On July 14, 1789, the common people of France stormed the Bastille, overthrowing the monarchy, and the French never forgot it.
Neither have the somewhat uncommon people of Frenchtown.
Each year on the date, the spirit soars from the romantic boulevards of Paris to the Joseph Aubain Ballpark parking lot on St. Thomas where, for the last 50 or 60 years, the island’s French community jumps up with music, food and fantasy.
If they aren’t already, everyone if French for the night.
Friday’s celebration saw something new – the unveiling of a new Eiffel Tower at the entrance to Frenchtown. Created by Allan Richardson, the tower is a duplicate to the one standing in front of the Frenchtown Museum, beckoning one into the French village, Carenage.
With proper pomp it was blessed by the Reverend Touchard Tignoua Goula and christened by Destini M. Petersen, this year’s Ms. Carenage, along with other dignitaries.
After the brief ceremony, the group marched back to the ballpark to celebrate the special day.
While the ceremony was more modest this year, with folks huddled under the concession stand to escape the rain rather than spreading out over the the parking lot, it marked a sentimental occasion in the Frenchtown Civic Organization’s history, as one of its founding members, Pierre “Pete” Ledee, was presented with the Above and Beyond award. It was only the second time the award has been issued. The first was presented to the late Sen. Lorraine Berry.
While museum manager Roy Magras hosted the festivities, FTCO president Henry Richardson presented the award, citing fond memories.

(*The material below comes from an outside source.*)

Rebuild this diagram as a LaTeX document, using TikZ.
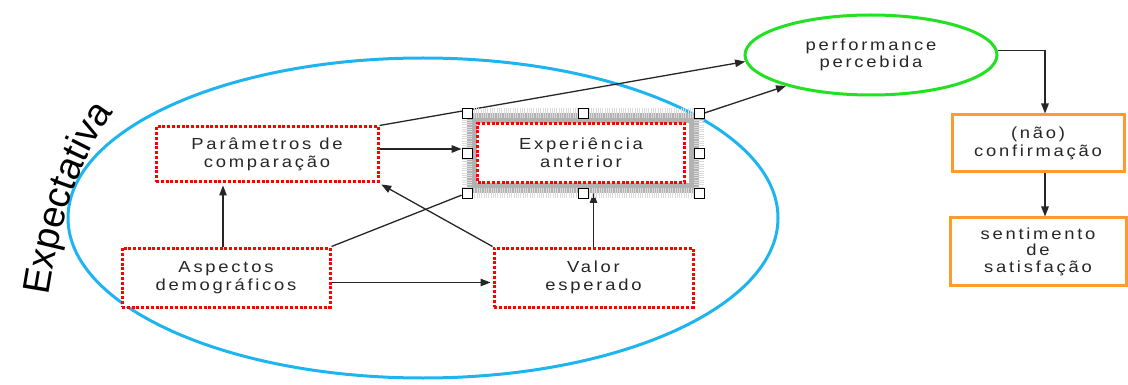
\documentclass[tikz,border=0pt]{standalone}
\usepackage{fontspec}
\usepackage{graphicx}
\setmainfont{Liberation Sans}
\newfontfamily\boxfont[LetterSpace=15]{Liberation Sans}
\newcommand{\wl}[1]{\scalebox{1.15}[1]{#1}}
\usetikzlibrary{shapes.geometric,arrows.meta,decorations.text}
\pgfdeclarelayer{bg}
\pgfsetlayers{bg,main}
\definecolor{cyanline}{HTML}{1EB4F0}
\definecolor{greenline}{HTML}{22E022}
\definecolor{orangeline}{HTML}{FF9A2E}
\begin{document}
\begin{tikzpicture}[x=1pt,y=-1pt,
 txt/.style={font=\boxfont\fontsize{16}{17.5}\selectfont, text=black!85, align=center},
 redbox/.style={txt, rectangle, draw=red, line width=3pt, dash pattern=on 3pt off 1.8pt, fill=white, inner sep=0pt},
 orangebox/.style={txt, rectangle, draw=orangeline, line width=3pt, fill=white, inner sep=0pt},
 conn/.style={draw=black!85, line width=1.3pt, -{Triangle[length=10pt,width=7.5pt]}},
 plain/.style={draw=black!85, line width=1.3pt},
 handle/.style={rectangle, draw=black, fill=white, line width=0.9pt, minimum size=10pt, inner sep=0pt},
]
\useasboundingbox (0,0) rectangle (1128,385);

\begin{pgfonlayer}{bg}
\node[ellipse, draw=cyanline, line width=3pt, minimum width=710pt, minimum height=320pt, inner sep=0pt] (expect) at (423,218) {};
\end{pgfonlayer}

\coordinate (ea) at (48,298);
\coordinate (eb) at (116,110);
\path[decorate, decoration={text along path, text align=center,
  text={|\fontsize{38}{38}\selectfont|Expectativa}}]
  (ea) .. controls (58,232) and (76,160) .. (eb);

\node[redbox, minimum width=222pt, minimum height=55pt] (par) at (267,154.5) {\wl{Parâmetros de}\\\wl{comparação}};
\node[redbox, minimum width=208pt, minimum height=59pt] (asp) at (226,277.5) {\wl{Aspectos}\\\wl{demográficos}};
\node[redbox, minimum width=199pt, minimum height=59pt] (val) at (593.5,277.5) {\wl{Valor}\\\wl{esperado}};

\node[rectangle, draw=gray!60, line width=10pt, minimum width=222pt, minimum height=70pt, inner sep=0pt] (sel) at (583,153) {};
\draw[gray!28, line width=10pt, dash pattern=on 1pt off 1.3pt] (sel.north west) rectangle (sel.south east);
\node[redbox, minimum width=207pt, minimum height=59pt] (exp) at (581,153) {\wl{Experiência}\\\wl{anterior}};
\node[handle] (h1) at (sel.north west) {};
\node[handle] (h2) at (sel.north) {};
\node[handle] (h3) at (sel.north east) {};
\node[handle] (h4) at (sel.east) {};
\node[handle] (h5) at (sel.south east) {};
\node[handle] (h6) at (sel.south) {};
\node[handle] (h7) at (sel.south west) {};
\node[handle] (h8) at (sel.west) {};

\node[ellipse, txt, draw=greenline, line width=3pt, minimum width=252pt, minimum height=80pt, inner sep=0pt, fill=white] (perf) at (871,55) {\wl{performance}\\\wl{percebida}};
\node[orangebox, minimum width=172pt, minimum height=57pt] (conf) at (1038,143.5) {\wl{(não)}\\\wl{confirmação}};
\node[orangebox, minimum width=176pt, minimum height=67pt, font=\boxfont\fontsize{16}{16.5}\selectfont] (sent) at (1038,251.5) {\wl{sentimento}\\\wl{de}\\\wl{satisfação}};

\begin{pgfonlayer}{bg}
\draw[conn] (par.north east) -- (perf.183);
\draw[conn] (h3.east) -- (perf.200);
\draw[conn] (perf.2) -| ([xshift=7pt]conf.north);
\draw[conn] ([xshift=7pt]conf.south) -- ([xshift=7pt]sent.north);
\draw[conn] ([yshift=4pt]par.east |- h8) -- ([yshift=4pt]h8.west);
\draw[conn, shorten >=2pt] ([xshift=-3pt]asp.north) -- ([xshift=-3pt]asp.north |- par.south);
\draw[plain] (asp.north east) -- (h7);
\draw[conn, shorten >=2pt] (val.north west) -- (par.south east);
\draw[conn] (val.north) -- (val.north |- sel.south);
\draw[conn, shorten >=2pt] ([yshift=-5pt]asp.east) -- ([yshift=-5pt]val.west);
\end{pgfonlayer}
\end{tikzpicture}
\end{document}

Noting their long and checkered history together since Ledee hired Richardson at age 16, to a 75 cents an hour job stocking his father’s bar and grocery, where Ledee expected him to spell things correctly – even on the scrap of brown paper Richardson used.
As an aside, Richardson, after a long career in finance, now owns the Victory Bar, now called La Petite Fenetre.
“Nothing happens in Frenchtown Pete isn’t aware of. If a streetlight goes out, call Pete; if there’s too much noise in one of the local bars, call Pete,” even if he may be in that bar.
Ledee also was a musician, playing guitar with WSTA’s fifties radio program, The Drifting Bucaroos, until he was drafted for the Korean War.
“Pete started Fathers Day celebration held by the Committee for the Betterment of Carenage, the forerunner of the FTCO, and ran his father’s business,the Victory Bar for years, where you would eventually meet all your friends,” Richardson said.
Ledee also supported the Softball League in Frenchtown, helped develop the Annual Fishing Tournament, and, of course, the Moby Dick carnival troupe.
Born in Frenchtown, he is part of the soil the community is built on.
Richardson held back a few tears as he presented the award.
Ledee’s wife,Rebecca, stood by his side as he accepted the honor. She confided that she had a hard time getting her husband to the celebration.
“He doesn’t like recognition,”she said.
Well, it was thrust upon him, nonetheless, and he offered a smile or two, as did everyone else, dancing to the music of Michael Thomas, the One Man Band, while savory hors d’oeuvre served by the FTCO youngsters circulated through the crowd.
The dancing was started off by the legendary “Lellel” Aubain, who never lets a tune go unheralded by a footstep or two.
Bastille Day festivities were scheduled to wind up Sunday with the annual Kingfish Tournament at Hull Bay.